The pottery building will include a pottery studio with kilns and pottery wheels and an open space area that can be used for community meetings or classroom space, Myers said. It opens up into a garden area in the back, allowing it to be used as an indoor/outdoor facility, he said. The pottery building is currently “in the dry,” Myers said, meaning the walls are built, there is a roof that is shingled and eave and window trim and window glass are installed. The mechanical and electrical systems are being roughed in, he added.
“That building could be completed by the end of the year. It will not be usable because the grounds, driveway and the parking around it won’t be completed by the end of the year,” he said.
On the historic buildings, the masonry veneer has been restored, new concrete floors finished and a metal-stud framing has been installed as the “interior skeleton to the existing buildings,” Meyers said.
“That framing goes all the way to the roof. It will make the old buildings square and level and structurally sound,” Myers said. “We are not depending on the old structure to support the new structure. The roof and floor joists will rest upon this new metal framing and this new concrete pad.”
Concrete piers and footings have been poured for the new additions to the backs of those buildings. Once the floor slab is poured in the area, which it will be in the next couple of weeks, downtown Van Buren will see a new steel structure taking shape behind the historic structure for the new additions. Cleanup and removal of debris inside the historic buildings is nearing completion, Myers said.
“There is a lot of new build out in older buildings. What we are going to see inside those new buildings now is new construction. Restoration is pretty much completed or will be soon,” he said.
Along with the buildings, CAE owns most of the back of the lot that makes up the 400 block of historic Main Street. The city of Van Buren owns the portion directly behind the King Opera House, but the city has allowed CAE to work on it and create parking, Myers said.
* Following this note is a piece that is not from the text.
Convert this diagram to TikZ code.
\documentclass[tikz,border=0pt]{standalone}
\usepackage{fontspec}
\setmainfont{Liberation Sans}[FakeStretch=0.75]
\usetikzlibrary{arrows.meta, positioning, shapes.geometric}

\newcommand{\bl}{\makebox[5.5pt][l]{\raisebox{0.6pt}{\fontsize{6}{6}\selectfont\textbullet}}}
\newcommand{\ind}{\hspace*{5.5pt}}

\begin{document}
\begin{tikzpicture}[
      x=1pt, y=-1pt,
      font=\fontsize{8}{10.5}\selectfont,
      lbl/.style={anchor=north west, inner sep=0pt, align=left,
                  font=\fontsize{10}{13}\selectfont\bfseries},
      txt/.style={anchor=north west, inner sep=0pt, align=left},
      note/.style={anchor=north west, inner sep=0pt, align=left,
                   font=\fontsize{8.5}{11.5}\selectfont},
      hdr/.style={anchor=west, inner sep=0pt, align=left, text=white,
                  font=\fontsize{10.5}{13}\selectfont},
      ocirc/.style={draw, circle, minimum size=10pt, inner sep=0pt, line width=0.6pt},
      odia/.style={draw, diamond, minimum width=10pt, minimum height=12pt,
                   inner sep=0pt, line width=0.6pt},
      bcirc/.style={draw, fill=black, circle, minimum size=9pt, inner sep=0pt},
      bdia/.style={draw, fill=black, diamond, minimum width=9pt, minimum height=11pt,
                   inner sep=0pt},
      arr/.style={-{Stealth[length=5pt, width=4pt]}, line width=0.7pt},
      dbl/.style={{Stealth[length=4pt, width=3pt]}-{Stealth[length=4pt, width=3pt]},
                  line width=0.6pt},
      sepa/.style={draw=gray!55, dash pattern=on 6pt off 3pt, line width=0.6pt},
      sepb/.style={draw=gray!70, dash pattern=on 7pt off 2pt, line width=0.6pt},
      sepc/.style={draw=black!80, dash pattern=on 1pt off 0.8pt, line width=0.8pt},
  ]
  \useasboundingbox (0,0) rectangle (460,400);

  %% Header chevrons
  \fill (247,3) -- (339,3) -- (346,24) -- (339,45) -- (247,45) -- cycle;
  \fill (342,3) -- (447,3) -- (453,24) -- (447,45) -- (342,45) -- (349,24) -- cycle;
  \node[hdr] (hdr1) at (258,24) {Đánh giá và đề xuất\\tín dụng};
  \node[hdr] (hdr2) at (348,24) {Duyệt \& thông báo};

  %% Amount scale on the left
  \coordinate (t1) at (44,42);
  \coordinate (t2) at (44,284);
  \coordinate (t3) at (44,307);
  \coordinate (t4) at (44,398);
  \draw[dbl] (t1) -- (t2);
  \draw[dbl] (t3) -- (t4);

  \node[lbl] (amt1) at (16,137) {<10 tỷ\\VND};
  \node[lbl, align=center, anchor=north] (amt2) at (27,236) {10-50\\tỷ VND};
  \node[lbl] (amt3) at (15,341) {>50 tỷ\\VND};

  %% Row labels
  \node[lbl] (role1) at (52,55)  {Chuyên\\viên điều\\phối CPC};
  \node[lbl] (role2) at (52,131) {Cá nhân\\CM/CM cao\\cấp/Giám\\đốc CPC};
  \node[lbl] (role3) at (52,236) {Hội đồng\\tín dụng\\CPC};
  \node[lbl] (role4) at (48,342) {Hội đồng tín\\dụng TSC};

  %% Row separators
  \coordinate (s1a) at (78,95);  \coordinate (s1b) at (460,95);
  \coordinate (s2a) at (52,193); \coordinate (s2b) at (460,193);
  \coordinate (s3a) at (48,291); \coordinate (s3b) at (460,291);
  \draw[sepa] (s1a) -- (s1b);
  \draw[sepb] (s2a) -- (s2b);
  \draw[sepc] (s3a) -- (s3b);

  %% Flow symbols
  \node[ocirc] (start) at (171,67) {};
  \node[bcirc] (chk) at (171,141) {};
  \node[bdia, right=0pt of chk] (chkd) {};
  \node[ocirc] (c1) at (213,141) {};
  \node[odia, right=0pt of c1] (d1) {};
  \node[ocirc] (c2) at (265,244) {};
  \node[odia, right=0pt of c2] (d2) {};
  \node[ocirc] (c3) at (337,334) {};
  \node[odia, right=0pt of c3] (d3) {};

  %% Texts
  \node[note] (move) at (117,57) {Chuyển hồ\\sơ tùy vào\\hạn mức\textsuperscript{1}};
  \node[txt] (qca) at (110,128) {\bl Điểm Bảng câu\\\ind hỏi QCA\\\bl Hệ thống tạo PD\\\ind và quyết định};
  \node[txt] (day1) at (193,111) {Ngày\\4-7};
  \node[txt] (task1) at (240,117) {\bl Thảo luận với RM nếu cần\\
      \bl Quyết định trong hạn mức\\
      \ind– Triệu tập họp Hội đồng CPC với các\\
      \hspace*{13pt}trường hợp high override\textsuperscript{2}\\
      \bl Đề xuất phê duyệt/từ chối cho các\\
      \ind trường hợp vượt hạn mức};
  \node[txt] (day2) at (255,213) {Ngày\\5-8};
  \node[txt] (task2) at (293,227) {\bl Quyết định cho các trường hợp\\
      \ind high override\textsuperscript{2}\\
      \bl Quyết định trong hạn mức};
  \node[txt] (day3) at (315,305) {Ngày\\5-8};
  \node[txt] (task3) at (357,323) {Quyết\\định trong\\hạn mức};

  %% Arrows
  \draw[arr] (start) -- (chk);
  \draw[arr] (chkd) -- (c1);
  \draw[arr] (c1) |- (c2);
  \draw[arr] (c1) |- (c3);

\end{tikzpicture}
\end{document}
“It’s essentially all usable property for CAE purposes and behind King Opera House for public parking if anyone chooses to do that,” he said.
Site work and grading is complete in that area, and OG&E removed overhead utility lines located in the right of way behind the buildings and buried the lines underground around the perimeter of the building.
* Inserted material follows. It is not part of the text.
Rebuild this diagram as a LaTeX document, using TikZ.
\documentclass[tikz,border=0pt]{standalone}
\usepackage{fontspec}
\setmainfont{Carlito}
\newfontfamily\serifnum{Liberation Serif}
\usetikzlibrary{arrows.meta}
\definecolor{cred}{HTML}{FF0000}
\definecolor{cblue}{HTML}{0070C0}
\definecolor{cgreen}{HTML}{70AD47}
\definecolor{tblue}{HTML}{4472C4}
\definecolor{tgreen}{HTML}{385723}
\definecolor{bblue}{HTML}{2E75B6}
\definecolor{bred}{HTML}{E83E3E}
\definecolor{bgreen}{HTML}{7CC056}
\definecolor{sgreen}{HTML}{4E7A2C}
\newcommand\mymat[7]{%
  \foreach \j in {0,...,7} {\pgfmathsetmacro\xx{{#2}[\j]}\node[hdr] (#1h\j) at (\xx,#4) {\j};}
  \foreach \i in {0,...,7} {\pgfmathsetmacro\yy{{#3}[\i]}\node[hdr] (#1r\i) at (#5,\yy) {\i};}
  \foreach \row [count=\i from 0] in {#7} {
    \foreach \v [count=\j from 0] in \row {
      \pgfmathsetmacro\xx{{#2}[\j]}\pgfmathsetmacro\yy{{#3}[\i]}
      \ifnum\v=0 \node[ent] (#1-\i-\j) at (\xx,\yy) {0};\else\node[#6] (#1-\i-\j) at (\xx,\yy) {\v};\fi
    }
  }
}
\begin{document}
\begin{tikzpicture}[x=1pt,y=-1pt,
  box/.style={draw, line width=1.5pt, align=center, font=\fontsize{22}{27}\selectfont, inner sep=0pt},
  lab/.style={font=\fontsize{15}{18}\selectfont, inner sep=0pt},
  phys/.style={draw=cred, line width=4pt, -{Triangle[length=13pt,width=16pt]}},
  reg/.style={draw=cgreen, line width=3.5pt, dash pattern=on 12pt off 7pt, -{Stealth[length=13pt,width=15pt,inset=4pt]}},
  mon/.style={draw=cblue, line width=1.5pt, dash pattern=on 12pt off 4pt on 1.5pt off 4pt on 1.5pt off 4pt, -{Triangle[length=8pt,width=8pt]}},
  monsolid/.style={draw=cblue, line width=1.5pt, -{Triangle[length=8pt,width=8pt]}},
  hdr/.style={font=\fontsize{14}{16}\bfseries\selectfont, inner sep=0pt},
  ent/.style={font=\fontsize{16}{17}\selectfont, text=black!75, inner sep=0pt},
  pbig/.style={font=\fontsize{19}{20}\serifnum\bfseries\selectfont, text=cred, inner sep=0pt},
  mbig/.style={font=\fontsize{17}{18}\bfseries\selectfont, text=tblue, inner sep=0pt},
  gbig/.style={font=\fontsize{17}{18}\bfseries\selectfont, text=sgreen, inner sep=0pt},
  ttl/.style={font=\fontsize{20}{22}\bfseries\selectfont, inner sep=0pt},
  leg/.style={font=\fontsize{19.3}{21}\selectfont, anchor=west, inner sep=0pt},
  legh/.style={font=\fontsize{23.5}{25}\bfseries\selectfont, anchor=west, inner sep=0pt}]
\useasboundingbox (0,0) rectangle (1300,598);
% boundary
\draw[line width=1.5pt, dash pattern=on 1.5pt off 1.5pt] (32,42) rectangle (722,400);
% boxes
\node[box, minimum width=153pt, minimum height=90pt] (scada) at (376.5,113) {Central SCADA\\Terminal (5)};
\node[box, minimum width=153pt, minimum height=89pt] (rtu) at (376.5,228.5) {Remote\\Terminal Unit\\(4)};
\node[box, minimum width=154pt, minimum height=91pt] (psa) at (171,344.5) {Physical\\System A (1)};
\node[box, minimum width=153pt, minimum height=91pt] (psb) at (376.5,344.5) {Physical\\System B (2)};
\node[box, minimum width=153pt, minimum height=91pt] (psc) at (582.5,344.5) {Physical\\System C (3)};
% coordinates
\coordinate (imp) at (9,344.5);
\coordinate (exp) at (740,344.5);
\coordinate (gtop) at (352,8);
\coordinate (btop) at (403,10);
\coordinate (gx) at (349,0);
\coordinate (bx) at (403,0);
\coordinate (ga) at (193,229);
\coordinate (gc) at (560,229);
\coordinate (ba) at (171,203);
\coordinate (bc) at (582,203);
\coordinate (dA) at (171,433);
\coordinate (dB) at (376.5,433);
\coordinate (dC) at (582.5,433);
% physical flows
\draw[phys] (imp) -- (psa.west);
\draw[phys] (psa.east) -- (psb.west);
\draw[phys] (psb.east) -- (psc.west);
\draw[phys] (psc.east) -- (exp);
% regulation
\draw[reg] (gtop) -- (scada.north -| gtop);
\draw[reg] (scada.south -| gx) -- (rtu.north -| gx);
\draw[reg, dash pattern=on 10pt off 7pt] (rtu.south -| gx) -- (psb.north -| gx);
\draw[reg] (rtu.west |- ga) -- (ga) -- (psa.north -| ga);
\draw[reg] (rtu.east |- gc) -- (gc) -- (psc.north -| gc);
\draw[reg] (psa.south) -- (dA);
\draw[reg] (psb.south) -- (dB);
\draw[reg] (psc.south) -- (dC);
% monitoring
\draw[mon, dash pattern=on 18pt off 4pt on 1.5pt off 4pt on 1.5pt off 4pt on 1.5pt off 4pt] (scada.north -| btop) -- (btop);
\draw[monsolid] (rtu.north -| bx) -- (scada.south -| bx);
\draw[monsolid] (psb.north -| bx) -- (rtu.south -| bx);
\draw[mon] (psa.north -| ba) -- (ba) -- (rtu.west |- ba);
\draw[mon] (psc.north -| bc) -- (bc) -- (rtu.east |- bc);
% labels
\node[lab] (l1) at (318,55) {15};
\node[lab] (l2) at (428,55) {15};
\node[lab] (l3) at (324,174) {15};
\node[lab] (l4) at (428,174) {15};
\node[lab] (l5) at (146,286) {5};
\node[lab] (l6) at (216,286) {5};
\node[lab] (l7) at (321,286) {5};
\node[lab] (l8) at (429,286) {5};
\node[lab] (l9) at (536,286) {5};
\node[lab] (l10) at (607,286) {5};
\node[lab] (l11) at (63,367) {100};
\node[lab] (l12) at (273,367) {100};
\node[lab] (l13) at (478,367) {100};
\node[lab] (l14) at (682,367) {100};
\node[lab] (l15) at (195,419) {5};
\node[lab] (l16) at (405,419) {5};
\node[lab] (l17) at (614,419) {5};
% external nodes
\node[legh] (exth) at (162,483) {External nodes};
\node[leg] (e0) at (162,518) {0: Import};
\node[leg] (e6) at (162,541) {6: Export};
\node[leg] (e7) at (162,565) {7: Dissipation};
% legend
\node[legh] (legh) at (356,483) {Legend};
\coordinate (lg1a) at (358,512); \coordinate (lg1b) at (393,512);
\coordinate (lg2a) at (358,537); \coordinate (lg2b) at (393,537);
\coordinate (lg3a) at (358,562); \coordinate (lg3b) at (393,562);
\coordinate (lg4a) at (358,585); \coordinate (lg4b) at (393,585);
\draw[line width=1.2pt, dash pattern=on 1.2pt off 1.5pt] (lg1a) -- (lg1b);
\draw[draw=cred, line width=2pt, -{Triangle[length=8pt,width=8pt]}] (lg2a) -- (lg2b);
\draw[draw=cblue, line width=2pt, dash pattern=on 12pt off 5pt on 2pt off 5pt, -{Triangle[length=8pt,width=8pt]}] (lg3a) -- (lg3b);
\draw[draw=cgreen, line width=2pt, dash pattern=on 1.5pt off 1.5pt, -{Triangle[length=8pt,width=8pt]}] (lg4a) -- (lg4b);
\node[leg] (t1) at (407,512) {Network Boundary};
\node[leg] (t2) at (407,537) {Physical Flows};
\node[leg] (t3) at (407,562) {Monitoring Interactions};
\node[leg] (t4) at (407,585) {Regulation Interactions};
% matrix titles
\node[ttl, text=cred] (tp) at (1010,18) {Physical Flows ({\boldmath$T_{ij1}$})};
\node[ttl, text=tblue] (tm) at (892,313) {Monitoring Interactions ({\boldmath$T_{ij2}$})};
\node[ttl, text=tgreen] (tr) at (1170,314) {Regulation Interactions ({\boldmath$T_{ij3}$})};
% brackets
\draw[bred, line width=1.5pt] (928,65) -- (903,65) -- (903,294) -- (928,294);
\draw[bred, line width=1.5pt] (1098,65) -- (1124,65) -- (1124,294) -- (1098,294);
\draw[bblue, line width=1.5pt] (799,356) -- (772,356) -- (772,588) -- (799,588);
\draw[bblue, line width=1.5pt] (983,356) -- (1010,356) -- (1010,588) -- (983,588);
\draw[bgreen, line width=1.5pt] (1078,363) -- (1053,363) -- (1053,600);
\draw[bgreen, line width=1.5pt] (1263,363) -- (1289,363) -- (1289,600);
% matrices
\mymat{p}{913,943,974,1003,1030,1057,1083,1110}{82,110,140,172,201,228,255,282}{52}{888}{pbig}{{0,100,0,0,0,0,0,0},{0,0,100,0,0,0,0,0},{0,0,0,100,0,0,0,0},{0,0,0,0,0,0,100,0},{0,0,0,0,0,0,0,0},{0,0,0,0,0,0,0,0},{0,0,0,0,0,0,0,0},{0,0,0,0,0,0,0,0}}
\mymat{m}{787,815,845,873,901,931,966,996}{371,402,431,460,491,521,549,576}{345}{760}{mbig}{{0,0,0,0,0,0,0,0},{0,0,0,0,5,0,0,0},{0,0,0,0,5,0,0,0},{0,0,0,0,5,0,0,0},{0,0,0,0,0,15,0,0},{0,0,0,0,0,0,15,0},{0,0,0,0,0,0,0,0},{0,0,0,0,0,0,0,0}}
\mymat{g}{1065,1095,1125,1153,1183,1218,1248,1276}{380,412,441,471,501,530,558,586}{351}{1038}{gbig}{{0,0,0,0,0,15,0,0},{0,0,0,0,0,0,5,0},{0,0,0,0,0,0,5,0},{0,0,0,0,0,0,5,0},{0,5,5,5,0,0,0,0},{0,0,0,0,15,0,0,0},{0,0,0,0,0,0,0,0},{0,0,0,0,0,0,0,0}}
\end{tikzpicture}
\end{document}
“That removes overhead lines that were visually unappealing and puts them underground where the site is fully usable. That’s a pretty big deal that OG&E did that at their expense,” Myers said.
Myers was also quick to compliment MAHG Architecture of Fort Smith for their design work and Beshears Construction for their work on the project.
“They have taken great pains to see it’s all done right and been very careful, thoughtful and methodical about how they have done the restoration and the new construction,” he said.
Though the project did encounter a few issues that required change orders early on, including dirt work and some issues with a rear wall of one of the existing buildings that added to the project’s expense, contingencies were built in prior to start that has allowed the project to remain on budget, Myers said.
The 43-year-old Center for Art & Education began in a small room in the city-owned Van Buren Community Center, its website states. The first art exhibits and classes were held in whatever space was available. In 1979, the art center bought a “turn-of-the-century home,” which became the first Crawford County Art Center. In 1984, the art center bought St. Michael’s Catholic Church, circa 1912, which has served as its home since. Over the next 25 years, the center changed its name to the Center for Art and Education and grew its programs. It now serves more than 5,000 individuals of all ages, its website said. The new building will bring one more change for the organization.